▸ WHAT NEEDS TO BE DONE
The records follow. Print, word for word, the first line through the "import numpy as np" line.

====== DATASET RECORDS

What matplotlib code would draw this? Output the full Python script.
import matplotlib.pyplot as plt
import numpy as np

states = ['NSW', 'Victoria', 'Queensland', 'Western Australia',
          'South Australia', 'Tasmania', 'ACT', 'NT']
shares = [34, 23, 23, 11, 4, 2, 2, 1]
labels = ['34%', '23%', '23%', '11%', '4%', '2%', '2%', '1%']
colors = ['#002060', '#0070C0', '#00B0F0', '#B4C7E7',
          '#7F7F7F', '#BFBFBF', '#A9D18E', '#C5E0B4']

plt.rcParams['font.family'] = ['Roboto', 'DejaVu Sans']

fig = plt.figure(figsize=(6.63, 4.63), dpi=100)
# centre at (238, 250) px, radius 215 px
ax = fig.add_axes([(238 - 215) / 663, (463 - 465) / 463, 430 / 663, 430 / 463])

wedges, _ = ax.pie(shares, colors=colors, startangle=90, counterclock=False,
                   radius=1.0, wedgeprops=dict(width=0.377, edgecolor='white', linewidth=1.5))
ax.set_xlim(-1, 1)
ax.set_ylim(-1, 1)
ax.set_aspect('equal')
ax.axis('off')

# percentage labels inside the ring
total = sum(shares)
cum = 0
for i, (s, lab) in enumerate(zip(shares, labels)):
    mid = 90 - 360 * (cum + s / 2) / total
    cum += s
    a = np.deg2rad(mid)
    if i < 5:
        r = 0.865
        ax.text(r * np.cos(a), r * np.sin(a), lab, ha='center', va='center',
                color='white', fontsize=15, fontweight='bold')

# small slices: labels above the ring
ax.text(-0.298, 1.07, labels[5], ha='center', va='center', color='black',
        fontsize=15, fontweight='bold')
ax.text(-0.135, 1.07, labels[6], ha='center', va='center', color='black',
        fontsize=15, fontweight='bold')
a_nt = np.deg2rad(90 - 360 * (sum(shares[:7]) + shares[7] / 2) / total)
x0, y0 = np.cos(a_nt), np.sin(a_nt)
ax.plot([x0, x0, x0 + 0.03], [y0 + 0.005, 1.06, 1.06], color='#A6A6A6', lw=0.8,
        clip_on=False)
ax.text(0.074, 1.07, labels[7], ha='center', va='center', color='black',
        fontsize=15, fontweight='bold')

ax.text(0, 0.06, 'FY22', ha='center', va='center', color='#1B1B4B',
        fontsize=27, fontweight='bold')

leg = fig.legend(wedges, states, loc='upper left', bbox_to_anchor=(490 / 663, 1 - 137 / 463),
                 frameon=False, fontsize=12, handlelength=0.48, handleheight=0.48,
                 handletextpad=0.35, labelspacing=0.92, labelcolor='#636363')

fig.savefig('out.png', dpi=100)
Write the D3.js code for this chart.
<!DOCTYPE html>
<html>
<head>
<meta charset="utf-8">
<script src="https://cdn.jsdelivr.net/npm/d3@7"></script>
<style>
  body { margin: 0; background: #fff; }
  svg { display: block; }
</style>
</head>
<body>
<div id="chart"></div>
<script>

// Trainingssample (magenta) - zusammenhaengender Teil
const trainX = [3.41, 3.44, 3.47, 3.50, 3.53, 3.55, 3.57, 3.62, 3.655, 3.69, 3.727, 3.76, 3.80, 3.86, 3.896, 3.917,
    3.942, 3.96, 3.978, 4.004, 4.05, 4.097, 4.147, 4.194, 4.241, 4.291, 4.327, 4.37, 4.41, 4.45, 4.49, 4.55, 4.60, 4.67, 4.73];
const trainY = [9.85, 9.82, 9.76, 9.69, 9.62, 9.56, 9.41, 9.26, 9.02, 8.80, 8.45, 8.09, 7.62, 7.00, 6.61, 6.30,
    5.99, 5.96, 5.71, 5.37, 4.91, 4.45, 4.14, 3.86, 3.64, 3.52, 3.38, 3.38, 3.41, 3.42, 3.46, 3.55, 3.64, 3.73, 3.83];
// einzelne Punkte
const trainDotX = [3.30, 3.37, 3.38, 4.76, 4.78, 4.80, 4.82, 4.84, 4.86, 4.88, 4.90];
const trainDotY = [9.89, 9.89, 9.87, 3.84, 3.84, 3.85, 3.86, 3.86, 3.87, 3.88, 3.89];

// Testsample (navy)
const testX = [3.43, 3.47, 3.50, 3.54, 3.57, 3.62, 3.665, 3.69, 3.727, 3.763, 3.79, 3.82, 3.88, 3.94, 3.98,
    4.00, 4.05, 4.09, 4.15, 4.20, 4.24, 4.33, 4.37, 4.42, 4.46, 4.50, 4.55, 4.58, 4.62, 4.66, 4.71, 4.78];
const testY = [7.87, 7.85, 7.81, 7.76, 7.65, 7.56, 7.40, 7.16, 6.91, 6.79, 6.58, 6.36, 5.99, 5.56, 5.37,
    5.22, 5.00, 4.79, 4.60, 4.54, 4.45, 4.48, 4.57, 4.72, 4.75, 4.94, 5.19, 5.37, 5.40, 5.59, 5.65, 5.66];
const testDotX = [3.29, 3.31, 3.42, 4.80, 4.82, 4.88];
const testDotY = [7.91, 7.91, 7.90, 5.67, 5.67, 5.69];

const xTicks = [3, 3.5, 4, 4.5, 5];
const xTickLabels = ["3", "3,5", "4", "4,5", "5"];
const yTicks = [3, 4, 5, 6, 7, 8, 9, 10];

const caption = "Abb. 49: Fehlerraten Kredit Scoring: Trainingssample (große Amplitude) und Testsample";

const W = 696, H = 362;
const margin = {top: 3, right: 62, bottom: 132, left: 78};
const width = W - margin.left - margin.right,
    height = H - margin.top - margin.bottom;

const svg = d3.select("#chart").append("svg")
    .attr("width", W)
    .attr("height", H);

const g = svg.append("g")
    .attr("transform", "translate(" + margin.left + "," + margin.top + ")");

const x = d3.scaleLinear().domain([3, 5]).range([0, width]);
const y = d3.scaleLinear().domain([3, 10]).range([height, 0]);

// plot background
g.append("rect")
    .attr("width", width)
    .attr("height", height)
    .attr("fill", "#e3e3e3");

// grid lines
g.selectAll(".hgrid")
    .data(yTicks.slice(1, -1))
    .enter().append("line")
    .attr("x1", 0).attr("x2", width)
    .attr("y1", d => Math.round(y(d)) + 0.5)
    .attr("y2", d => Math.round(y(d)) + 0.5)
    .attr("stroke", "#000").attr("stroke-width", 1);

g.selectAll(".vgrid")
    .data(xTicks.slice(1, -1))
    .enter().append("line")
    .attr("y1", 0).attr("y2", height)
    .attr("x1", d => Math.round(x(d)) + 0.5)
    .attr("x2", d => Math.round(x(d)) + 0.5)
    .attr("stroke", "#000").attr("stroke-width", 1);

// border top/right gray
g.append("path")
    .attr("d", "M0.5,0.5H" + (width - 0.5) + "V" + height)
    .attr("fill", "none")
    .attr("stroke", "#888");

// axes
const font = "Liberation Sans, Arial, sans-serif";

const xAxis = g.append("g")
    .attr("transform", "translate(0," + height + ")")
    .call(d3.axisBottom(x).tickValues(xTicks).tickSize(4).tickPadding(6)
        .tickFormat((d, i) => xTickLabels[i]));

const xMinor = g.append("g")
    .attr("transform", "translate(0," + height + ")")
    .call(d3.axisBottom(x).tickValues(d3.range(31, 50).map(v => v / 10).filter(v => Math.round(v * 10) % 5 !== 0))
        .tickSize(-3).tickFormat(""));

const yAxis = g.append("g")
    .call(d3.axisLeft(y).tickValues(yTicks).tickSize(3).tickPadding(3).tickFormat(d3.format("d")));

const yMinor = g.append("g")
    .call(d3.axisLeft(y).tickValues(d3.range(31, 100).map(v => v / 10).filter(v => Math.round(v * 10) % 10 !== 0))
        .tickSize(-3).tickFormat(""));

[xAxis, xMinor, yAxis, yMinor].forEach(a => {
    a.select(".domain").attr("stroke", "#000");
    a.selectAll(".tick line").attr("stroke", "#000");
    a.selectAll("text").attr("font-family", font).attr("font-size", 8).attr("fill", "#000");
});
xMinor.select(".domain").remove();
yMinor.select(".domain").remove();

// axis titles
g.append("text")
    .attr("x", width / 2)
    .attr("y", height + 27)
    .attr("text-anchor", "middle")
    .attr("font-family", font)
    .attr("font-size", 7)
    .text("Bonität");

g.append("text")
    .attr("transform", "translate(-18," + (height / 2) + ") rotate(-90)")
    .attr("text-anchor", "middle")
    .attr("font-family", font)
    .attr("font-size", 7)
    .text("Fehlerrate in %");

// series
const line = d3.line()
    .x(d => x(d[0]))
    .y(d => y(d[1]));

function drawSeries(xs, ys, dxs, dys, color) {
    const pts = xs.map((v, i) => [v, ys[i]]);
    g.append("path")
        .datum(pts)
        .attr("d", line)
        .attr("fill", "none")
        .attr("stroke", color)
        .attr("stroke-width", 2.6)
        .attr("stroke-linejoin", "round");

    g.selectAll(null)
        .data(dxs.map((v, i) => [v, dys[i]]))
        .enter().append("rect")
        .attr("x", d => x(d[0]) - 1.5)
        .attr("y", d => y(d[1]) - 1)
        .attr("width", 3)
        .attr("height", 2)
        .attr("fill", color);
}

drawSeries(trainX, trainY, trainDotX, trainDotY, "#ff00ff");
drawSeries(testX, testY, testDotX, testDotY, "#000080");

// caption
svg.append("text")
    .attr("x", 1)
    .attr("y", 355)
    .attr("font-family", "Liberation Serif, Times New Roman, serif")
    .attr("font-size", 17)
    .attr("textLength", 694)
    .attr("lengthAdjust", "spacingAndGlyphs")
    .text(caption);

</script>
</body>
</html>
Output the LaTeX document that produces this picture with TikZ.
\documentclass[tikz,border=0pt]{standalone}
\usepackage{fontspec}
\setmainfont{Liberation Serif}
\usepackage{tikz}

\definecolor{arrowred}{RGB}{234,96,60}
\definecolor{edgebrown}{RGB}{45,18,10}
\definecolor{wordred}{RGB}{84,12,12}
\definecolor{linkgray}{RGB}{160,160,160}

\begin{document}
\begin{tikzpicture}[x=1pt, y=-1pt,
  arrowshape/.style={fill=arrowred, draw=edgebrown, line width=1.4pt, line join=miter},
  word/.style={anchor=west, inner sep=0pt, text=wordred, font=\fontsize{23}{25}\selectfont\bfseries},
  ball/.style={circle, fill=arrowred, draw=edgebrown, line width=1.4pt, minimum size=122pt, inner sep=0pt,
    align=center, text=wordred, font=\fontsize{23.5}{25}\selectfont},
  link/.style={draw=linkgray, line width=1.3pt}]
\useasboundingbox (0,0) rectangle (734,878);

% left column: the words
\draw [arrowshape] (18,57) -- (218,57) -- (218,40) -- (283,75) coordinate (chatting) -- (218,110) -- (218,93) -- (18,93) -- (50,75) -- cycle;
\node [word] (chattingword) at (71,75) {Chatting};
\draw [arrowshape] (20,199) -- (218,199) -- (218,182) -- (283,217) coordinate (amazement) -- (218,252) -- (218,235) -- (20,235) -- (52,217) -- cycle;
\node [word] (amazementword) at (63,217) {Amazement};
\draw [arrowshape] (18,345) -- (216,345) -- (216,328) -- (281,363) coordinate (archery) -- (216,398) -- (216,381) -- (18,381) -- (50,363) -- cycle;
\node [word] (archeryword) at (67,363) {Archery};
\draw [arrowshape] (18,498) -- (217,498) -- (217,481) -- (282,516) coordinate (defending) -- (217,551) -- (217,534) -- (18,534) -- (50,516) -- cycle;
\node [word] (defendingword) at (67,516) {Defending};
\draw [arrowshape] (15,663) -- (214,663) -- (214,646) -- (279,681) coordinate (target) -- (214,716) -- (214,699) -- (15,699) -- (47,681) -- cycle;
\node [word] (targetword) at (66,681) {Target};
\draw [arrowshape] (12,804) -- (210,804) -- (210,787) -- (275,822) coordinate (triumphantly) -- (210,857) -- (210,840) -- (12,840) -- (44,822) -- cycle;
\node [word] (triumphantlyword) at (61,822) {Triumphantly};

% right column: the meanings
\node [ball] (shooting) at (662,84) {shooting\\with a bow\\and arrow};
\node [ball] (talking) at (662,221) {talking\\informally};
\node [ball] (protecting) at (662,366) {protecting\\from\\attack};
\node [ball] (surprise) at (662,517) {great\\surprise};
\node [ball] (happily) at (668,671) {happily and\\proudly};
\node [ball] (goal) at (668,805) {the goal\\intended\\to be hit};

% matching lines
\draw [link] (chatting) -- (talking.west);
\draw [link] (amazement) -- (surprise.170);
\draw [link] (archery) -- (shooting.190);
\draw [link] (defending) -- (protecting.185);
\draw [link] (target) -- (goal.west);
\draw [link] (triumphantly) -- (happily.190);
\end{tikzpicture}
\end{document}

============

▸ EXPECTED ANSWER
What matplotlib code would draw this? Output the full Python script.
import matplotlib.pyplot as plt
import numpy as np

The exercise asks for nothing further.